**DESCRIPTION OF THE TASK**
Copy every line of the data in which the word "matplotlib" occurs.

**DATA LINES**
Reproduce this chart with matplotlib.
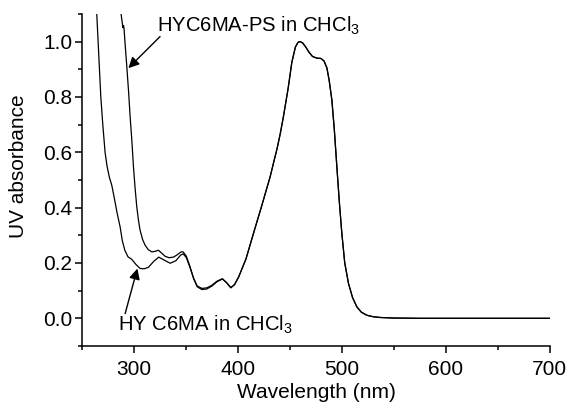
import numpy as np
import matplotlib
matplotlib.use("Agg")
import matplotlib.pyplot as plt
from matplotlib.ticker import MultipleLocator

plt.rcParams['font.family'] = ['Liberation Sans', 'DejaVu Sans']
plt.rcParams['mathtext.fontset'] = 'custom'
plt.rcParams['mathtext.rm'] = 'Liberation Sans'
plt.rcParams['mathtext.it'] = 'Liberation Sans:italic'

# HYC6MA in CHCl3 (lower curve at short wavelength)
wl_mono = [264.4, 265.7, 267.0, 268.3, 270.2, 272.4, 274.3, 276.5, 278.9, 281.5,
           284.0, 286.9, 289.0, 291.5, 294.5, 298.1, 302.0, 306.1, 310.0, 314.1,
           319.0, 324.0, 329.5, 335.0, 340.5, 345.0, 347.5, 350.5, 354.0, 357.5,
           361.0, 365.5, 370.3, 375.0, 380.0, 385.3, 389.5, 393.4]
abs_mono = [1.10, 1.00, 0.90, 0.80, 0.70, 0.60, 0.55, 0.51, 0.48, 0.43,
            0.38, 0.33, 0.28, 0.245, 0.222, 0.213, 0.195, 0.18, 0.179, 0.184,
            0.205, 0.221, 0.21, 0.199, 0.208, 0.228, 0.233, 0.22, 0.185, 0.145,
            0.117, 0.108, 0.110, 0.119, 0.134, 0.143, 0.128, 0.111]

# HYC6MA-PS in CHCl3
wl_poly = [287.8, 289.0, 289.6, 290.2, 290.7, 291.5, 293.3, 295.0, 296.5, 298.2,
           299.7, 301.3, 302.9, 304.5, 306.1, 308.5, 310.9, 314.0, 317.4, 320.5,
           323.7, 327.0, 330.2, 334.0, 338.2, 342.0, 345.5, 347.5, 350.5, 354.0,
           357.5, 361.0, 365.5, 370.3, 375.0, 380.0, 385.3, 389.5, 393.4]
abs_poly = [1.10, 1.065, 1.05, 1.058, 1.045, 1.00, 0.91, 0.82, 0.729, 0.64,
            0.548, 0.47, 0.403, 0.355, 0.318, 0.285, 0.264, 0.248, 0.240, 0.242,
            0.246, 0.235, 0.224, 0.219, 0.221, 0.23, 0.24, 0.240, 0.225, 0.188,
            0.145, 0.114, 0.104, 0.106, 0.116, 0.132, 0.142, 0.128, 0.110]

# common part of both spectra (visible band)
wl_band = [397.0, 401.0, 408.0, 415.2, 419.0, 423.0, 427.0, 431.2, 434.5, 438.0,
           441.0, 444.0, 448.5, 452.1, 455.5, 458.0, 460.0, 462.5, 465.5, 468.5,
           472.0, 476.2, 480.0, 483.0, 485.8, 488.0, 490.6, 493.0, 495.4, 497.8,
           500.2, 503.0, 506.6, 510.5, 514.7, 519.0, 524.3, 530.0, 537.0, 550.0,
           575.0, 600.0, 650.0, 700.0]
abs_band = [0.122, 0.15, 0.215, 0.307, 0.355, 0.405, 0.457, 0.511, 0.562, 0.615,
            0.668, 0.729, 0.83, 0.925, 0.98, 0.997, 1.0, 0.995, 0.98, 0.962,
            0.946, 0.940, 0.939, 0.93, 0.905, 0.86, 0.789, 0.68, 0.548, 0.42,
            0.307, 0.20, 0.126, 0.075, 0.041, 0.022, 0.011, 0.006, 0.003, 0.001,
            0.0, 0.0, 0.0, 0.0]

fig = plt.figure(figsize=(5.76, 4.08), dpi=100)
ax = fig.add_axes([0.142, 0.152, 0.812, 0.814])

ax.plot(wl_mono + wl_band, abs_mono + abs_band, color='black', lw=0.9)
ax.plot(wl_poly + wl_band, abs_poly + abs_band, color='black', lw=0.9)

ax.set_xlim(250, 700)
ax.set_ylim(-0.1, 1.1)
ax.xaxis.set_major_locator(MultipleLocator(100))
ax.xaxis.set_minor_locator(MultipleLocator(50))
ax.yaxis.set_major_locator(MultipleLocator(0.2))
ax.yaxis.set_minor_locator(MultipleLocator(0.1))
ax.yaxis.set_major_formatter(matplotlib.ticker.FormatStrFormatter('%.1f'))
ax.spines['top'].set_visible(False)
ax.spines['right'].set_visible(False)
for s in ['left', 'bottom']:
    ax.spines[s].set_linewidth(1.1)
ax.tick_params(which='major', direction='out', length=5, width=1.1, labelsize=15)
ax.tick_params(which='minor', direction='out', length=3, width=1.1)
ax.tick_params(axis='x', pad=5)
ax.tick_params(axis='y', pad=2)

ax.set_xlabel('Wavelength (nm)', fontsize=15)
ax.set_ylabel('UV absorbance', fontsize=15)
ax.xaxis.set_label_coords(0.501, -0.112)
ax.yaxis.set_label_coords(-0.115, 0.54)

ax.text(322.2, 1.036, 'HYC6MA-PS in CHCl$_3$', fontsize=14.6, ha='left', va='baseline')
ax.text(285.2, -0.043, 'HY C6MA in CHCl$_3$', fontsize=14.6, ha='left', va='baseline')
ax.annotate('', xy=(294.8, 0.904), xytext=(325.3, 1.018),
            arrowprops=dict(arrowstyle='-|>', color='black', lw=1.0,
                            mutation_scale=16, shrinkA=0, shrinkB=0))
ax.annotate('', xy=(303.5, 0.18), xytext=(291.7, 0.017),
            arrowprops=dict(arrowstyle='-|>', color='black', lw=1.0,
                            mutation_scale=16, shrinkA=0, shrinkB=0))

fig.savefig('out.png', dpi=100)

**RESPONSE FOR THIS EXERCISE**
Reproduce this chart with matplotlib.
import matplotlib
matplotlib.use("Agg")
import matplotlib.pyplot as plt
from matplotlib.ticker import MultipleLocator
ax.yaxis.set_major_formatter(matplotlib.ticker.FormatStrFormatter('%.1f'))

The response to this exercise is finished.